----- WORKING DATA
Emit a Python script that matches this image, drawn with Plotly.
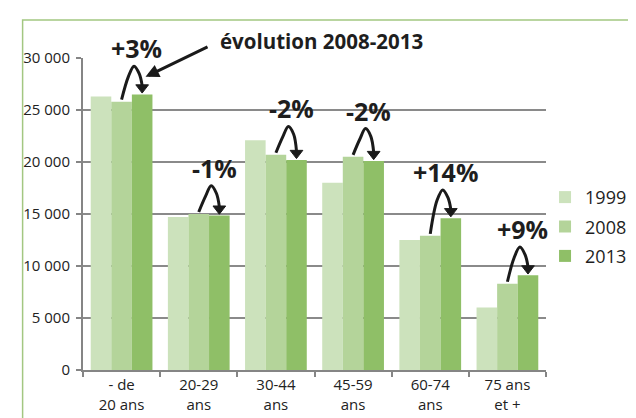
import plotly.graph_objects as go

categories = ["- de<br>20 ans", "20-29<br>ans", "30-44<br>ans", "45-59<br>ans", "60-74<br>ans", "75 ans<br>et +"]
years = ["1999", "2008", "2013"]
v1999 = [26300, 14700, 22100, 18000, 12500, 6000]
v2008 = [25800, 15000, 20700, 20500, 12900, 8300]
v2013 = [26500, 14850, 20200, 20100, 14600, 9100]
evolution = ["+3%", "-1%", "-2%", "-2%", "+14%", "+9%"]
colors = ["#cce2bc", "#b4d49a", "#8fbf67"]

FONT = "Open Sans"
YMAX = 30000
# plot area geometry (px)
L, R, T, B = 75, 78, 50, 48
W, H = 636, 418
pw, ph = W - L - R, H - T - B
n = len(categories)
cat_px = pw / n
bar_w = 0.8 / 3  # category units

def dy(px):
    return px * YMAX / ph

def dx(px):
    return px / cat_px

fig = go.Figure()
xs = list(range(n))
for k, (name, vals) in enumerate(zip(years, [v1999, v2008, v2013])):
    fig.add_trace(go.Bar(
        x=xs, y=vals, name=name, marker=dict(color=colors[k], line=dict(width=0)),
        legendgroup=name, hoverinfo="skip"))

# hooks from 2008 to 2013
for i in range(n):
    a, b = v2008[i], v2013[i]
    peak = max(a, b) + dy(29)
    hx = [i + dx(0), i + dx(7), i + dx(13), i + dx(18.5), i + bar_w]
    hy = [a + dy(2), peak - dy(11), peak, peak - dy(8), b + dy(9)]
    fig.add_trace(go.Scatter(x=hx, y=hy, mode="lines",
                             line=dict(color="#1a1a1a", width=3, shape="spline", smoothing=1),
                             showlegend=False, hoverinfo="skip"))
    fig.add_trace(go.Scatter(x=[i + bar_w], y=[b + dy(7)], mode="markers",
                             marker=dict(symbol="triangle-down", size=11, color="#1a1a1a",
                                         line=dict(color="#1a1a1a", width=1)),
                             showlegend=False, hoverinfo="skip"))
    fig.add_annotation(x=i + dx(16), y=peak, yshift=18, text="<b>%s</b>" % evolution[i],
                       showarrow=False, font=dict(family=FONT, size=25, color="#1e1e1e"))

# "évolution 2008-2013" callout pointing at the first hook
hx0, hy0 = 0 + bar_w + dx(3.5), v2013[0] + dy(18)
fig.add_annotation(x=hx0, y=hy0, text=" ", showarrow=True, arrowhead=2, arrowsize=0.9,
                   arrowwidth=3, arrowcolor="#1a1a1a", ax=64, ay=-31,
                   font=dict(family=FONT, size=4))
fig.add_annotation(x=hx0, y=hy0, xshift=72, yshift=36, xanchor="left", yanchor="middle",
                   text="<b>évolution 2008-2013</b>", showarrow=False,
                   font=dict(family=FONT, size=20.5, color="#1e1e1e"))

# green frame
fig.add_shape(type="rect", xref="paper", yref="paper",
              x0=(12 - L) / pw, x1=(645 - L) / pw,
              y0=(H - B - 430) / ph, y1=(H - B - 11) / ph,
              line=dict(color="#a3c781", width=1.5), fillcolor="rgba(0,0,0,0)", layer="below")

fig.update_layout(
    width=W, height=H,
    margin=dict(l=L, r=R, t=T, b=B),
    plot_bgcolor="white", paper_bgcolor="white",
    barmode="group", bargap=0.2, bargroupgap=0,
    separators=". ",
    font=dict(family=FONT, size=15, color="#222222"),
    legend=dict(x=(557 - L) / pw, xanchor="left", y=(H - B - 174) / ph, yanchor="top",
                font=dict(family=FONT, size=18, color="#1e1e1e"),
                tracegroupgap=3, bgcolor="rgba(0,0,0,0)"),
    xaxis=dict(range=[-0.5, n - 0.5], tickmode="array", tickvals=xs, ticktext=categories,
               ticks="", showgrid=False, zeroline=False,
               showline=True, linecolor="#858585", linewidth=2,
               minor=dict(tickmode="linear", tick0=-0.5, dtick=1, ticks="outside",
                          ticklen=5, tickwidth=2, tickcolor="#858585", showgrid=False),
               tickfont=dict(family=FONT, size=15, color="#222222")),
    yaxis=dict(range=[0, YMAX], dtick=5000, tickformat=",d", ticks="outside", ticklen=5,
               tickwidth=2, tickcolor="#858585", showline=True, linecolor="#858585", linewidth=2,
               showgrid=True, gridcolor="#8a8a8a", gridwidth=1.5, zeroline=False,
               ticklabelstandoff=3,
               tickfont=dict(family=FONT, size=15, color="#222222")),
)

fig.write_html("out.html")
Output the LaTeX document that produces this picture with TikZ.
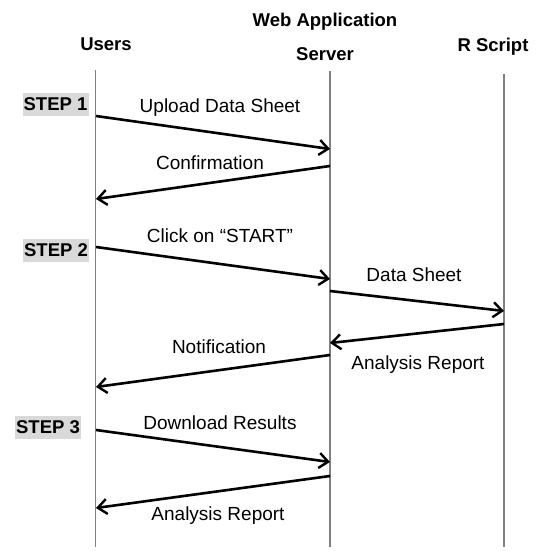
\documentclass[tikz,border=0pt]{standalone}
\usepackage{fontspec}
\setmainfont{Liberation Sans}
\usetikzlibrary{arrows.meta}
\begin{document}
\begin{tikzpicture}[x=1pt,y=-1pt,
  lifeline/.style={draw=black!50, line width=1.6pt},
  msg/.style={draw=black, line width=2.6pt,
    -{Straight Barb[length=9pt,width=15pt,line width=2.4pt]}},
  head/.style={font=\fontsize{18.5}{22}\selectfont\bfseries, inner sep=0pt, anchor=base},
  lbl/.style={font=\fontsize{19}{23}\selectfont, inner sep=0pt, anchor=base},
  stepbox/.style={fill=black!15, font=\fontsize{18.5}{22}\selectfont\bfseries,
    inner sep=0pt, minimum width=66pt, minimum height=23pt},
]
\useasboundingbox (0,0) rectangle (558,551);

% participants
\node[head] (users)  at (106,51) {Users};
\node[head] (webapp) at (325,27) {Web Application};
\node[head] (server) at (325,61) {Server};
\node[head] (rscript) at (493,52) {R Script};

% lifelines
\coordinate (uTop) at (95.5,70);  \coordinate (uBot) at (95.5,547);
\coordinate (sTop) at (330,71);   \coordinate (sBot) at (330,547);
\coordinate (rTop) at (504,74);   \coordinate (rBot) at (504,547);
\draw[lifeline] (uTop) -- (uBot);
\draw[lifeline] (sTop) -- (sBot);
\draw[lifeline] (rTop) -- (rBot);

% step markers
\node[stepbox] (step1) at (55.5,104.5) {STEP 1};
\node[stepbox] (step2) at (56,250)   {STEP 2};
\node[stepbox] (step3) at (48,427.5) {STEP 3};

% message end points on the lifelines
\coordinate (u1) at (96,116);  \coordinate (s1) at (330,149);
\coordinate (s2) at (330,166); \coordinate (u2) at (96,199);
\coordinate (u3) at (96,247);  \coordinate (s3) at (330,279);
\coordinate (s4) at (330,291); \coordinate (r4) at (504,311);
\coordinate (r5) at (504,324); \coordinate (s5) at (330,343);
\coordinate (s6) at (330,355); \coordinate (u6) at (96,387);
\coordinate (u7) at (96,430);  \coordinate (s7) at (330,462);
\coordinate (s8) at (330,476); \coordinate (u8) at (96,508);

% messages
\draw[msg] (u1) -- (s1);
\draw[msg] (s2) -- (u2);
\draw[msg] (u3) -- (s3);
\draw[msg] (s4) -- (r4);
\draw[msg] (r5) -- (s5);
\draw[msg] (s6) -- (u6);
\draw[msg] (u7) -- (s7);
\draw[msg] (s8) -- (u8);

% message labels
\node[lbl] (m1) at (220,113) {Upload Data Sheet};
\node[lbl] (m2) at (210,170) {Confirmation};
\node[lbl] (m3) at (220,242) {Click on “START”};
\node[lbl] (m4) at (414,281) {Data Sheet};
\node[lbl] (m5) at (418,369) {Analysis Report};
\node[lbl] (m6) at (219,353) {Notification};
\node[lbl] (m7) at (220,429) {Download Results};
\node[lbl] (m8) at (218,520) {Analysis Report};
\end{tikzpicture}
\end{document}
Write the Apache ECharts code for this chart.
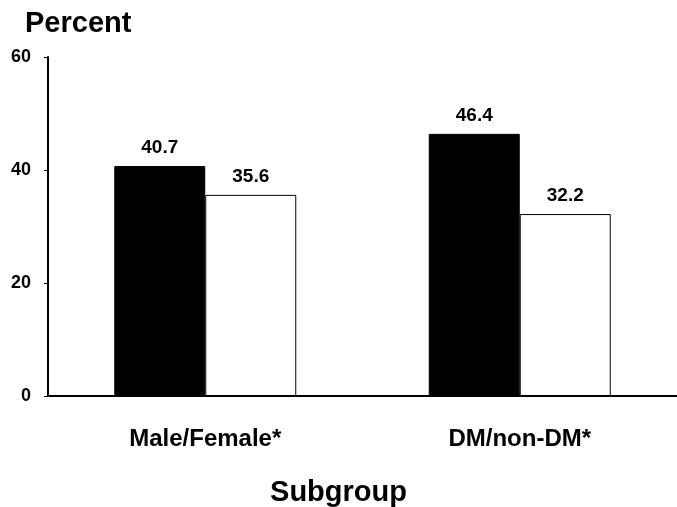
----------
DO THIS: Above are records to transcribe exactly; leave their pictures out.

FINISHED TASK:
Emit a Python script that matches this image, drawn with Plotly.
import plotly.graph_objects as go

categories = ["- de<br>20 ans", "20-29<br>ans", "30-44<br>ans", "45-59<br>ans", "60-74<br>ans", "75 ans<br>et +"]
years = ["1999", "2008", "2013"]
v1999 = [26300, 14700, 22100, 18000, 12500, 6000]
v2008 = [25800, 15000, 20700, 20500, 12900, 8300]
v2013 = [26500, 14850, 20200, 20100, 14600, 9100]
evolution = ["+3%", "-1%", "-2%", "-2%", "+14%", "+9%"]
colors = ["#cce2bc", "#b4d49a", "#8fbf67"]

FONT = "Open Sans"
YMAX = 30000
# plot area geometry (px)
L, R, T, B = 75, 78, 50, 48
W, H = 636, 418
pw, ph = W - L - R, H - T - B
n = len(categories)
cat_px = pw / n
bar_w = 0.8 / 3  # category units

def dy(px):
    return px * YMAX / ph

def dx(px):
    return px / cat_px

fig = go.Figure()
xs = list(range(n))
for k, (name, vals) in enumerate(zip(years, [v1999, v2008, v2013])):
    fig.add_trace(go.Bar(
        x=xs, y=vals, name=name, marker=dict(color=colors[k], line=dict(width=0)),
        legendgroup=name, hoverinfo="skip"))

# hooks from 2008 to 2013
for i in range(n):
    a, b = v2008[i], v2013[i]
    peak = max(a, b) + dy(29)
    hx = [i + dx(0), i + dx(7), i + dx(13), i + dx(18.5), i + bar_w]
    hy = [a + dy(2), peak - dy(11), peak, peak - dy(8), b + dy(9)]
    fig.add_trace(go.Scatter(x=hx, y=hy, mode="lines",
                             line=dict(color="#1a1a1a", width=3, shape="spline", smoothing=1),
                             showlegend=False, hoverinfo="skip"))
    fig.add_trace(go.Scatter(x=[i + bar_w], y=[b + dy(7)], mode="markers",
                             marker=dict(symbol="triangle-down", size=11, color="#1a1a1a",
                                         line=dict(color="#1a1a1a", width=1)),
                             showlegend=False, hoverinfo="skip"))
    fig.add_annotation(x=i + dx(16), y=peak, yshift=18, text="<b>%s</b>" % evolution[i],
                       showarrow=False, font=dict(family=FONT, size=25, color="#1e1e1e"))

# "évolution 2008-2013" callout pointing at the first hook
hx0, hy0 = 0 + bar_w + dx(3.5), v2013[0] + dy(18)
fig.add_annotation(x=hx0, y=hy0, text=" ", showarrow=True, arrowhead=2, arrowsize=0.9,
                   arrowwidth=3, arrowcolor="#1a1a1a", ax=64, ay=-31,
                   font=dict(family=FONT, size=4))
fig.add_annotation(x=hx0, y=hy0, xshift=72, yshift=36, xanchor="left", yanchor="middle",
                   text="<b>évolution 2008-2013</b>", showarrow=False,
                   font=dict(family=FONT, size=20.5, color="#1e1e1e"))

# green frame
fig.add_shape(type="rect", xref="paper", yref="paper",
              x0=(12 - L) / pw, x1=(645 - L) / pw,
              y0=(H - B - 430) / ph, y1=(H - B - 11) / ph,
              line=dict(color="#a3c781", width=1.5), fillcolor="rgba(0,0,0,0)", layer="below")

fig.update_layout(
    width=W, height=H,
    margin=dict(l=L, r=R, t=T, b=B),
    plot_bgcolor="white", paper_bgcolor="white",
    barmode="group", bargap=0.2, bargroupgap=0,
    separators=". ",
    font=dict(family=FONT, size=15, color="#222222"),
    legend=dict(x=(557 - L) / pw, xanchor="left", y=(H - B - 174) / ph, yanchor="top",
                font=dict(family=FONT, size=18, color="#1e1e1e"),
                tracegroupgap=3, bgcolor="rgba(0,0,0,0)"),
    xaxis=dict(range=[-0.5, n - 0.5], tickmode="array", tickvals=xs, ticktext=categories,
               ticks="", showgrid=False, zeroline=False,
               showline=True, linecolor="#858585", linewidth=2,
               minor=dict(tickmode="linear", tick0=-0.5, dtick=1, ticks="outside",
                          ticklen=5, tickwidth=2, tickcolor="#858585", showgrid=False),
               tickfont=dict(family=FONT, size=15, color="#222222")),
    yaxis=dict(range=[0, YMAX], dtick=5000, tickformat=",d", ticks="outside", ticklen=5,
               tickwidth=2, tickcolor="#858585", showline=True, linecolor="#858585", linewidth=2,
               showgrid=True, gridcolor="#8a8a8a", gridwidth=1.5, zeroline=False,
               ticklabelstandoff=3,
               tickfont=dict(family=FONT, size=15, color="#222222")),
)

fig.write_html("out.html")
Output the LaTeX document that produces this picture with TikZ.
\documentclass[tikz,border=0pt]{standalone}
\usepackage{fontspec}
\setmainfont{Liberation Sans}
\usetikzlibrary{arrows.meta}
\begin{document}
\begin{tikzpicture}[x=1pt,y=-1pt,
  lifeline/.style={draw=black!50, line width=1.6pt},
  msg/.style={draw=black, line width=2.6pt,
    -{Straight Barb[length=9pt,width=15pt,line width=2.4pt]}},
  head/.style={font=\fontsize{18.5}{22}\selectfont\bfseries, inner sep=0pt, anchor=base},
  lbl/.style={font=\fontsize{19}{23}\selectfont, inner sep=0pt, anchor=base},
  stepbox/.style={fill=black!15, font=\fontsize{18.5}{22}\selectfont\bfseries,
    inner sep=0pt, minimum width=66pt, minimum height=23pt},
]
\useasboundingbox (0,0) rectangle (558,551);

% participants
\node[head] (users)  at (106,51) {Users};
\node[head] (webapp) at (325,27) {Web Application};
\node[head] (server) at (325,61) {Server};
\node[head] (rscript) at (493,52) {R Script};

% lifelines
\coordinate (uTop) at (95.5,70);  \coordinate (uBot) at (95.5,547);
\coordinate (sTop) at (330,71);   \coordinate (sBot) at (330,547);
\coordinate (rTop) at (504,74);   \coordinate (rBot) at (504,547);
\draw[lifeline] (uTop) -- (uBot);
\draw[lifeline] (sTop) -- (sBot);
\draw[lifeline] (rTop) -- (rBot);

% step markers
\node[stepbox] (step1) at (55.5,104.5) {STEP 1};
\node[stepbox] (step2) at (56,250)   {STEP 2};
\node[stepbox] (step3) at (48,427.5) {STEP 3};

% message end points on the lifelines
\coordinate (u1) at (96,116);  \coordinate (s1) at (330,149);
\coordinate (s2) at (330,166); \coordinate (u2) at (96,199);
\coordinate (u3) at (96,247);  \coordinate (s3) at (330,279);
\coordinate (s4) at (330,291); \coordinate (r4) at (504,311);
\coordinate (r5) at (504,324); \coordinate (s5) at (330,343);
\coordinate (s6) at (330,355); \coordinate (u6) at (96,387);
\coordinate (u7) at (96,430);  \coordinate (s7) at (330,462);
\coordinate (s8) at (330,476); \coordinate (u8) at (96,508);

% messages
\draw[msg] (u1) -- (s1);
\draw[msg] (s2) -- (u2);
\draw[msg] (u3) -- (s3);
\draw[msg] (s4) -- (r4);
\draw[msg] (r5) -- (s5);
\draw[msg] (s6) -- (u6);
\draw[msg] (u7) -- (s7);
\draw[msg] (s8) -- (u8);

% message labels
\node[lbl] (m1) at (220,113) {Upload Data Sheet};
\node[lbl] (m2) at (210,170) {Confirmation};
\node[lbl] (m3) at (220,242) {Click on “START”};
\node[lbl] (m4) at (414,281) {Data Sheet};
\node[lbl] (m5) at (418,369) {Analysis Report};
\node[lbl] (m6) at (219,353) {Notification};
\node[lbl] (m7) at (220,429) {Download Results};
\node[lbl] (m8) at (218,520) {Analysis Report};
\end{tikzpicture}
\end{document}
Write the Apache ECharts code for this chart.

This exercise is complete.